At the beginning of March, the College Board released news of major changes to the SAT Reasoning Test. One of most notable revisions of the test involves the manner in which it will be scored; test-takers will no longer be penalized for incorrect answers, but only rewarded for correct responses.

In addition, the essay portion of the exam will now be optional as opposed to mandatory and the test will once again be scored out of 1600 points instead of the current 2400 scale. These and other minor changes in the SAT will come into effect in March of 2016.

Christian Brothers’ very own College Guidance Counselor Ms. Melissa McClellan has a very informed opinion on the major shift in such an important factor of college admissions.

“I think it will be easier for students who have a hard time with the way the SAT is worded,” she predicts. “It’s a reasoning test versus the ACT, which is based upon what [students] are learning in school.”

According to our college guru, a more “curriculum-based” test will be a more accurate indicator of a student’s academic abilities. After all, the purpose of the test itself is to gauge how well each student will perform as a freshman in college.

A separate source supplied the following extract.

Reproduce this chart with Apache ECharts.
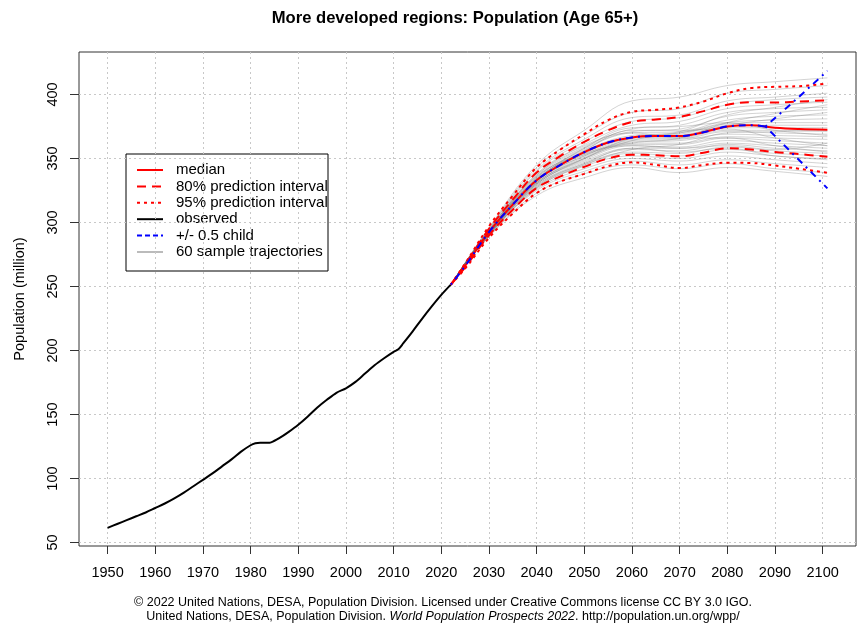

As a student who has had first-hand experience with the current SAT Reasoning Test,  Vincent Salazar (’14) offers his thoughts on the test’s changes.

“I wish they had done this a few years sooner,” says the slightly bitter senior. “Maybe I could have scored higher in the test.”

Some students have negative views toward standardized tests in general.

“I believe that standardized testing is the downfall of humanity,” says Allie Schwartz (’14). Her friend Katrina Cazel (’14) agreed, explaining that “it puts a lot of pressure on kids doesn’t show how hard we work in school”.

While standardized tests such as the SAT bring their fair share of stress and pressure, they remain and integral aspect of the college admissions process. Students all over the country are hopeful that the new and improved SAT Reasoning Test will better reflect their work in school and take them one step closer toward their college dreams.